Last week Jim Farley, the CEO of Ford and personally responsible for their new Model E division focused solely on electric cars and trucks, caused a stir amongst US dealers with comments he made in an interview with Bernstein.  His comments have been fairly widely reported, but you can see a transcript here.  Amongst the highlights were predictions that BEVs would be sold online, at a fixed price, with dealers focused on providing aftersales services, that future dealer standards would be ‘brutal’, that Ford would eliminate advertising on BEVs and that there would be a price war for entry level BEVs at prices around US$25,000 with this contributing to a wave of consolidation amongst established players and the Chinese newcomers.

Farley is a petrolhead, with a long and successful career at Toyota before moving to Ford, so he understands the traditional industry model well, but he is challenging many established practices as he steers Ford into an unfamiliar future.  His reference point for many of his comments is Tesla – as it is for many other industry participants and consultants.  That is understandable now that people have stopped predicting the death of Tesla, and instead marvelled at how a manufacturer that had produced only a handful of cars ten years ago, can now be in the Top 20 globally by volume, around half the size of BMW and Mercedes that had several decades head start.
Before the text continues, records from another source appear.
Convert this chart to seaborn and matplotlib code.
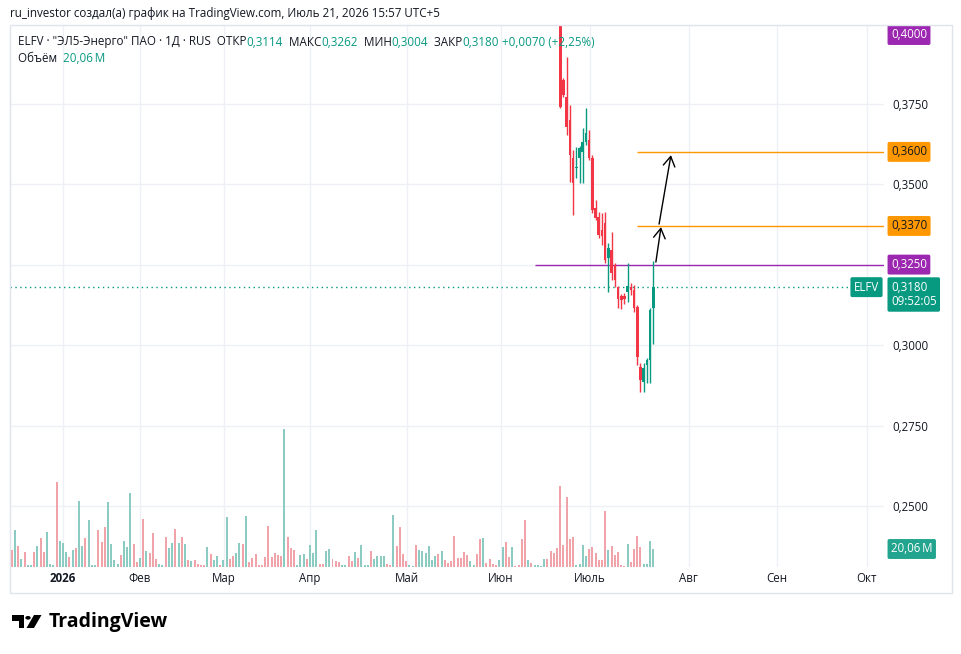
import matplotlib
matplotlib.use("Agg")
import matplotlib.pyplot as plt
import matplotlib.transforms as mtransforms
from matplotlib.patches import Rectangle, Polygon, Circle
import numpy as np
import pandas as pd
import seaborn as sns

W, H = 961, 654

# daily volume in millions, bar 0 = end of Dec 2025 ... bar 200 = Jul 21 2026
volume = [19.0, 40.7, 23.6, 9.1, 16.7, 2.7, 1.9, 16.7, 23.6, 31.9,
          16.7, 39.5, 3.8, 2.7, 94.6, 29.3, 26.6, 16.7, 11.0, 19.0,
          21.3, 73.7, 23.6, 31.9, 52.1, 2.7, 2.7, 40.7, 28.1, 44.1,
          72.6, 25.8, 8.0, 3.8, 13.3, 29.3, 22.4, 82.8, 25.8, 5.3,
          9.9, 53.2, 17.9, 15.6, 38.4, 8.7, 3.8, 2.3, 33.8, 21.3,
          27.0, 41.8, 27.0, 33.8, 25.8, 7.6, 6.5, 7.6, 3.0, 2.3,
          2.7, 22.4, 14.4, 7.6, 12.2, 2.7, 7.6, 55.5, 8.7, 12.2,
          15.6, 27.0, 25.8, 56.6, 5.3, 9.9, 14.4, 1.9, 1.9, 11.0,
          45.2, 11.0, 15.6, 13.3, 12.2, 153.5, 33.8, 21.3, 19.0, 1.9,
          13.3, 14.4, 8.7, 24.7, 15.6, 40.7, 3.0, 3.0, 17.9, 20.1,
          9.1, 7.2, 5.3, 1.9, 1.9, 12.2, 6.5, 16.7, 9.9, 24.7,
          1.9, 1.9, 17.9, 8.7, 12.2, 12.2, 12.2, 3.0, 1.9, 57.8,
          23.6, 44.1, 14.4, 6.5, 1.9, 0.8, 24.7, 19.0, 17.9, 15.6,
          23.6, 7.6, 12.2, 14.4, 17.9, 7.6, 4.2, 6.5, 35.0, 9.9,
          9.9, 16.7, 13.3, 6.5, 1.9, 14.4, 31.5, 32.7, 4.2, 8.7,
          3.0, 1.9, 7.6, 22.4, 28.1, 11.0, 22.4, 0.8, 1.9, 31.5,
          52.1, 7.6, 4.2, 1.9, 1.9, 0.8, 8.7, 8.7, 17.9, 15.6,
          21.3, 90.8, 24.7, 78.3, 31.5, 33.8, 1.9, 3.0, 24.7, 12.2,
          20.1, 22.4, 15.6, 7.6, 7.6, 62.3, 19.0, 23.6, 13.3, 16.7,
          1.9, 0.8, 25.8, 5.3, 20.1, 35.0, 22.4, 3.0, 3.0, 29.3, 20.06]
# u = up day, d = down day
vol_dir = ("dududuudud" "duuuduuudu" "duuduuuddd" "uuuuduuudd" "ududdduudu"
           "ududududdd" "duduuduudd" "uududddddd" "dddddudddu" "uuduuudduu"
           "ddduuddudu" "uuduuuuddu" "dddduuduuu" "uuududdddd" "ddduuddudd"
           "dduudduddd" "duduuuuddd" "dddddduuuu" "dddddduddd" "ddudddduuu" "u")

# candles visible in the price pane (earlier ones trade above 0.40)
first_candle = 171
opens = [0.4100, 0.3823, 0.3770, 0.3700, 0.3581, 0.3550, 0.3581, 0.3599, 0.3630, 0.3637,
         0.3581, 0.3425, 0.3398, 0.3357, 0.3379, 0.3270, 0.3295, 0.3248, 0.3180, 0.3152,
         0.3152, 0.3165, 0.3180, 0.3171, 0.3118, 0.2932, 0.2885, 0.2938, 0.2953, 0.3114]
highs = [0.4150, 0.3830, 0.3894, 0.3745, 0.3606, 0.3615, 0.3618, 0.3674, 0.3736, 0.3668,
         0.3590, 0.3450, 0.3413, 0.3410, 0.3413, 0.3317, 0.3351, 0.3255, 0.3183, 0.3158,
         0.3162, 0.3255, 0.3193, 0.3186, 0.3124, 0.2944, 0.2944, 0.2960, 0.3115, 0.3262]
lows = [0.3735, 0.3770, 0.3652, 0.3506, 0.3404, 0.3519, 0.3503, 0.3503, 0.3621, 0.3575,
        0.3410, 0.3388, 0.3332, 0.3311, 0.3255, 0.3165, 0.3202, 0.3180, 0.3115, 0.3112,
        0.3127, 0.3134, 0.3155, 0.3102, 0.2938, 0.2854, 0.2854, 0.2882, 0.2882, 0.3004]
closes = [0.3739, 0.3776, 0.3677, 0.3590, 0.3503, 0.3553, 0.3612, 0.3630, 0.3658, 0.3581,
          0.3419, 0.3394, 0.3342, 0.3339, 0.3264, 0.3301, 0.3224, 0.3202, 0.3143, 0.3140,
          0.3143, 0.3183, 0.3171, 0.3115, 0.2963, 0.2891, 0.2929, 0.2953, 0.3110, 0.3180]

month_pos = [16, 40, 66.2, 93, 123.2, 152.5, 180.3, 211.1, 238.6, 266.6]
month_lbl = ["2026", "Фев", "Мар", "Апр", "Май", "Июн", "Июль", "Авг", "Сен", "Окт"]

price_ticks = [0.25, 0.275, 0.30, 0.325, 0.35, 0.375]
purple_level = 0.3250
orange_levels = [0.3600, 0.3370]
top_level = 0.4000
last_time = "09:52:05"

TEAL = "#089981"
RED = "#f23645"
DARK = "#131722"
PURPLE = "#9c27b0"
ORANGE = "#ff9800"


def fmt(v):
    return f"{v:.4f}".replace(".", ",")


sns.set_theme(style="white")
plt.rcParams["font.family"] = ["Open Sans", "DejaVu Sans"]

fig = plt.figure(figsize=(W / 100, H / 100), dpi=100)
fig.patch.set_facecolor("white")
ax = fig.add_axes([10 / W, 1 - 567 / H, 874 / W, 542 / H])
axv = ax.twinx()

#=================================================================================
# volume
#=================================================================================
vdf = pd.DataFrame({"bar": np.arange(len(volume)), "vol": volume,
                    "dir": ["up" if d == "u" else "down" for d in vol_dir]})
sns.barplot(data=vdf, x="bar", y="vol", hue="dir", palette={"up": "#8ccbc1", "down": "#f0a3a8"},
            native_scale=True, dodge=False, width=0.62, saturation=1, errorbar=None,
            legend=False, linewidth=0, ax=axv)
axv.set_ylim(0, volume[-1] * 542 / 18)
axv.set_yticks([])
axv.set_ylabel("")
axv.set_xlabel("")

#=================================================================================
# candles
#=================================================================================
ci = np.arange(first_candle, first_candle + len(opens))
o, hi, lo, c = map(np.array, (opens, highs, lows, closes))
col = np.where(c >= o, TEAL, RED)
ax.vlines(ci, lo, hi, colors=col, lw=1, zorder=3)
ax.bar(ci, np.maximum(np.abs(c - o), 0.0004), bottom=np.minimum(o, c), width=0.8,
       color=col, linewidth=0, zorder=4)

xmax = -0.53 + 874 / 3.208
ax.set_xlim(-0.53, xmax)
ax.set_ylim(0.2311, 0.3994)

# drawings
ax.axhline(closes[-1], color=TEAL, lw=1, ls=(0, (1, 2.5)), zorder=2)
ax.hlines(purple_level, 163, xmax, color=PURPLE, lw=1, zorder=2)
ax.hlines(orange_levels, 195, xmax, color=ORANGE, lw=1, zorder=2)
arrow = dict(arrowstyle="->,head_length=0.5,head_width=0.3", color="black", lw=1,
             shrinkA=0, shrinkB=0, mutation_scale=14)
ax.annotate("", xy=(202.4, 0.33665), xytext=(200.8, 0.32578), arrowprops=arrow)
ax.annotate("", xy=(205.5, 0.3590), xytext=(201.8, 0.33758), arrowprops=arrow)

# axes
ax.yaxis.tick_right()
ax.set_yticks(price_ticks, [fmt(v) if v != purple_level else "" for v in price_ticks])
ax.set_xticks(month_pos, month_lbl)
ax.get_xticklabels()[0].set_fontweight("bold")
ax.tick_params(axis="y", length=0, pad=6.3, labelsize=8.3, labelcolor=DARK)
ax.tick_params(axis="x", length=0, pad=3.5, labelsize=8.3, labelcolor=DARK)
ax.grid(True, color="#eef0f5", lw=1)
for a in (ax, axv):
    for s in a.spines.values():
        s.set_visible(False)

# price scale boxes
blend = mtransforms.blended_transform_factory(ax.transAxes, ax.transData)
xb = (891 - 10) / 874
box = lambda fc: dict(boxstyle="round,pad=0.3,rounding_size=0.15", fc=fc, ec="none")
ax.text(xb, 1 - 10 / 542, fmt(top_level), transform=ax.transAxes, ha="left", va="center",
        fontsize=8.3, color="white", bbox=box(PURPLE), clip_on=False, zorder=6)
for lv in orange_levels:
    ax.text(xb, lv, fmt(lv), transform=blend, ha="left", va="center", fontsize=8.3,
            color=DARK, bbox=box(ORANGE), clip_on=False, zorder=6)
ax.text(xb, purple_level, fmt(purple_level), transform=blend, ha="left", va="center",
        fontsize=8.3, color="white", bbox=box(PURPLE), clip_on=False, zorder=6)
ax.annotate(fmt(closes[-1]) + "\n" + last_time, xy=(1.0, closes[-1]), xycoords=blend,
            xytext=(5.0, 4.6), textcoords="offset points", ha="left", va="top",
            fontsize=8.3, color="white", linespacing=1.15,
            bbox=dict(boxstyle="round,pad=0.3,rounding_size=0.15", fc=TEAL, ec="none"),
            annotation_clip=False, zorder=6)
ax.text((866.5 - 10) / 874, closes[-1], "ELFV", transform=blend, ha="center", va="center",
        fontsize=8.3, color="white", bbox=box(TEAL), clip_on=False, zorder=6)
vol_txt = f"{volume[-1]:.2f}".replace(".", ",") + "\u2009M"
vblend = mtransforms.blended_transform_factory(axv.transAxes, axv.transData)
axv.text(xb, volume[-1], vol_txt, transform=vblend, ha="left", va="center", fontsize=8.3,
         color="white", bbox=box("#22a48e"), clip_on=False, zorder=6)

# pane frame
fig.add_artist(Rectangle((10 / W, 1 - 593 / H), 942 / W, 568 / H, transform=fig.transFigure,
                         fill=False, ec="#e0e3eb", lw=1))

#=================================================================================
# header and logo
#=================================================================================
renderer = fig.canvas.get_renderer()


def fit(t, width_px):
    w = t.get_window_extent(renderer).width
    t.set_fontsize(t.get_fontsize() * width_px / w)


t1 = fig.text(10 / W, 1 - 14 / H, "ru_investor создал(а) график на TradingView.com, "
              "Июль 21, 2026 15:57 UTC+5", va="center", ha="left", fontsize=9, color=DARK)
fit(t1, 430)
fs = t1.get_fontsize()

chg = closes[-1] - closes[-2]
pct = chg / closes[-2] * 100
sign = "+" if chg >= 0 else "−"
parts = [("ELFV · \"ЭЛ5-Энерго\" ПАО · 1Д · RUS  ОТКР", DARK), (fmt(opens[-1]), TEAL),
         ("  МАКС", DARK), (fmt(highs[-1]), TEAL), ("  МИН", DARK), (fmt(lows[-1]), TEAL),
         ("  ЗАКР", DARK), (fmt(closes[-1]), TEAL),
         (f" {sign}{fmt(abs(chg))} ({sign}{abs(pct):.2f}%)".replace(".", ","), TEAL)]
x = 18
for txt, cl in parts:
    t = fig.text(x / W, 1 - 42 / H, txt, va="center", ha="left", fontsize=fs, color=cl)
    x += t.get_window_extent(renderer).width
x = 18
for txt, cl in [("Объём  ", DARK), (vol_txt, TEAL)]:
    t = fig.text(x / W, 1 - 59 / H, txt, va="center", ha="left", fontsize=fs, color=cl)
    x += t.get_window_extent(renderer).width

px = lambda x, y: (x / W, 1 - y / H)
fig.add_artist(Polygon([px(12, 615), px(24, 615), px(24, 628), px(18.5, 628), px(18.5, 620.5),
                        px(12, 620.5)], closed=True, transform=fig.transFigure, fc="black", ec="none"))
fig.add_artist(Circle(px(28, 617.8), 2.7 / W, transform=fig.transFigure, fc="black", ec="none"))
fig.add_artist(Polygon([px(34, 615), px(41.5, 615), px(34, 628), px(26.5, 628)], closed=True,
                       transform=fig.transFigure, fc="black", ec="none"))
tl = fig.text(49 / W, 1 - 622 / H, "TradingView", va="center", ha="left", fontsize=14,
              fontweight="bold", color="black")
fit(tl, 120)

fig.savefig("out.png", dpi=100, facecolor="white")
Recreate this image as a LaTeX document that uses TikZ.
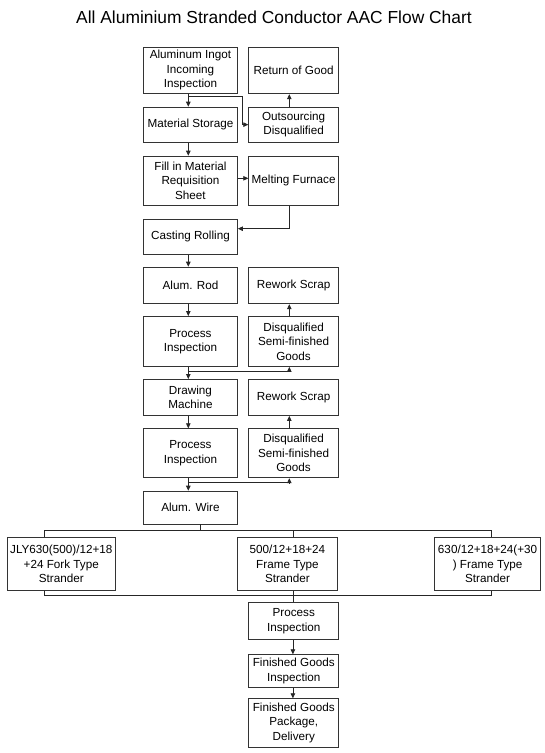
\documentclass[tikz,border=0pt]{standalone}
\usepackage{fontspec}
\setmainfont{Liberation Sans}
\usetikzlibrary{arrows.meta,calc}
\begin{document}
\begin{tikzpicture}[x=1pt,y=-1pt,
  box/.style={draw=black!80, line width=0.9pt, fill=white, inner sep=0pt, align=center,
    font=\fontsize{11.7}{14.5}\selectfont, anchor=north west},
  lbox/.style={box, minimum width=94pt},
  rbox/.style={box, minimum width=89.7pt},
  ln/.style={draw=black!85, line width=0.8pt},
  arr/.style={ln, -{Triangle[length=5pt,width=4.5pt]}}]
\useasboundingbox (0,0) rectangle (545,753);
\fill[white] (0,0) rectangle (545,753);

\node[font=\fontsize{17.4}{20}\selectfont, anchor=base] (title) at (274,23.3) {All Aluminium Stranded Conductor AAC Flow Chart};

\coordinate (colL) at (188.3,0);
\coordinate (colR) at (289.3,0);
\coordinate (stemW) at (200.7,0);
\coordinate (stemA) at (44.3,0);
\coordinate (stemB) at (292.9,0);
\coordinate (stemC) at (491.7,0);
\coordinate (busT) at (0,530);
\coordinate (busB) at (0,595);

% left column
\node[lbox, minimum height=46.6pt] (ingot) at (143,46.7) {Aluminum Ingot\\Incoming\\Inspection};
\node[lbox, minimum height=35pt] (stor) at (143,106.7) {Material Storage};
\node[lbox, minimum height=49.3pt] (fill) at (143,155.7) {Fill in Material\\Requisition\\Sheet};
\node[lbox, minimum height=35.5pt] (cast) at (143,218.5) {Casting Rolling};
\node[lbox, minimum height=36.6pt] (rod) at (143,266.7) {Alum. Rod};
\node[lbox, minimum height=50pt] (pi1) at (143,316) {Process\\Inspection};
\node[lbox, minimum height=36pt] (drw) at (143,379) {Drawing\\Machine};
\node[lbox, minimum height=49pt] (pi2) at (143,428.3) {Process\\Inspection};
\node[lbox, minimum height=32.8pt] (wire) at (143,490.7) {Alum. Wire};

% right column
\node[rbox, minimum height=46.6pt] (ret) at (248.3,46.7) {Return of Good};
\node[rbox, minimum height=35pt] (outs) at (248.3,106.7) {Outsourcing\\Disqualified};
\node[rbox, minimum height=49.3pt] (melt) at (248.3,155.7) {Melting Furnace};
\node[rbox, minimum height=36.6pt] (rw1) at (248.3,266.7) {Rework Scrap};
\node[rbox, minimum height=50pt] (dq1) at (248.3,316) {Disqualified\\Semi-finished\\Goods};
\node[rbox, minimum height=36pt] (rw2) at (248.3,379) {Rework Scrap};
\node[rbox, minimum height=49pt] (dq2) at (248.3,428.3) {Disqualified\\Semi-finished\\Goods};

% stranders
\node[box, minimum width=108.3pt, minimum height=52.7pt] (s1) at (6.7,537.3) {JLY630(500)/12+18\\+24 Fork Type\\Strander};
\node[box, minimum width=100.6pt, minimum height=52.7pt] (s2) at (236.7,537.3) {500/12+18+24\\Frame Type\\Strander};
\node[box, minimum width=105.7pt, minimum height=52.7pt] (s3) at (434.3,537.3) {630/12+18+24(+30\\) Frame Type\\Strander};

% bottom column
\node[rbox, minimum width=90pt, minimum height=37pt] (b1) at (248.3,602) {Process\\Inspection};
\node[rbox, minimum width=90pt, minimum height=32.4pt] (b2) at (248.3,654.3) {Finished Goods\\Inspection};
\node[rbox, minimum width=90pt, minimum height=48.4pt] (b3) at (248.3,698.3) {Finished Goods\\Package,\\Delivery};

% connectors
\draw[arr] (ingot.south -| colL) -- (stor.north -| colL);
\draw[arr] ($(ingot.south -| colL)+(0,1.7)$) -| ($(outs.west)+(-5.6,0)$) -- (outs.west);
\draw[arr] (outs.north -| colR) -- (ret.south -| colR);
\draw[arr] (stor.south -| colL) -- (fill.north -| colL);
\draw[arr] ($(fill.east)+(0,-2.5)$) -- ($(melt.west)+(0,-2.5)$);
\draw[arr] (melt.south -| colR) |- ($(cast.east)+(0,-8)$);
\draw[arr] (cast.south -| colL) -- (rod.north -| colL);
\draw[arr] (rod.south -| colL) -- (pi1.north -| colL);
\draw[arr] (pi1.south -| colL) -- (drw.north -| colL);
\draw[arr] ($(pi1.south -| colL)+(0,4)$) -| (dq1.south -| colR);
\draw[arr] (dq1.north -| colR) -- (rw1.south -| colR);
\draw[arr] (drw.south -| colL) -- (pi2.north -| colL);
\draw[arr] (pi2.south -| colL) -- (wire.north -| colL);
\draw[arr] ($(pi2.south -| colL)+(0,4.4)$) -| (dq2.south -| colR);
\draw[arr] (dq2.north -| colR) -- (rw2.south -| colR);

\draw[ln] (wire.south -| stemW) -- (stemW |- busT);
\draw[ln] (s1.north -| stemA) -- (stemA |- busT) -- (stemC |- busT) -- (s3.north -| stemC);
\draw[ln] (s2.north -| stemB) -- (stemB |- busT);
\draw[ln] (s1.south -| stemA) -- (stemA |- busB) -- (stemC |- busB) -- (s3.south -| stemC);
\draw[ln] (s2.south -| stemB) -- (b1.north -| stemB);
\draw[arr] (b1.south -| stemB) -- (b2.north -| stemB);
\draw[arr] (b2.south -| stemB) -- (b3.north -| stemB);
\end{tikzpicture}
\end{document}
The main issue with this is that the Tesla business model reflects a competitive environment which is very different to the one that Farley himself describes as leading to the price war.  Tesla had virtually no competition amongst premium BEVs until the last couple years.  With or without a highly visible figurehead like Elon Musk, there was little need to spend money to promote the brand and products when all that was needed was one or two hundred thousand early adopters globally each year to seek out a premium BEV.  The $15,000 profit per unit that Tesla generated last year, which Farley referred to as an ‘epiphany’ for him reflects not only the position of Tesla, but also that of the traditional and new manufacturers who were unable to supply in the volumes they wanted.  It is not an ‘apples for apples’ comparison in terms of normal business conditions going forward.

The model has also been enabled by an incredibly simple product offer bringing manufacturing cost, logistics and sales channel benefits.  Again not an issue if your customers rank the powertrain as the dominant influencing factor, but if you have a choice of brands all offering high performance combined with zero emissions, does a broader choice of paint and trim options, and some optional features start to become influential?  Given both of those factors and a tiny parc of older vehicles, the direct sales model also makes sense, but does that remain true in a competitive environment with more products and an exponentially-expanding parc?

Whilst I am sure that Musk’s influence will ensure that Tesla remains one of the leanest manufacturers in the business, they will be forced to adapt, and in doing so will lose some of their previous cost advantage.  What they will do though – again influenced by Musk – is find different solutions to old problems.  I doubt that we will ever see traditional advertising for Tesla, or zero kilometer Teslas sitting on the forecourt alongside brand new cars.  As a digitally native business, they will plan better, promote on a more targeted basis, and avoid wasting their money (or that of retail partners) on under-utilised real estate.  In that context, Farley’s plan to emulate Tesla in a number of ways such as direct sales and zero advertising looks flawed.

In addition he talked about the opportunities to grow revenue in software services (like all other OEMs) and mobility services (favoured by Stellantis, rejected by BMW and Mercedes as described in my blog last month, and previously tried and abandoned by Ford with their Chariot service).  With respect to software services, nobody has yet found a way to unlock the supposed multi-billion Euro or dollar opportunity that some consultants claim exists.  Tesla certainly haven’t unless you count charging, though Stellantis have identified usage-based insurance in their most recent strategy announcements.  Farley himself recognises that many of the software applications in the car will be commoditised and often be delivered through the customer’s phone, but does believe there will be opportunities where applications are developed in-house and integrated into the car, perhaps in the area of autonomous driving.  If successful that may yield revenue for the OEM, but it is unclear how the dealer can be integrated into that value proposition.

Taken as a whole, what is clear is that Farley recognises that the world has changed and will continue to do so as the competitive landscape and technology develops.  He understands that new solutions will need to be found, and that they may not look much like the old ones.  I do not agree with all his specific ideas, but if you are going to navigate a new route, perhaps the most important first step is to recognise that the map you have is years out of date.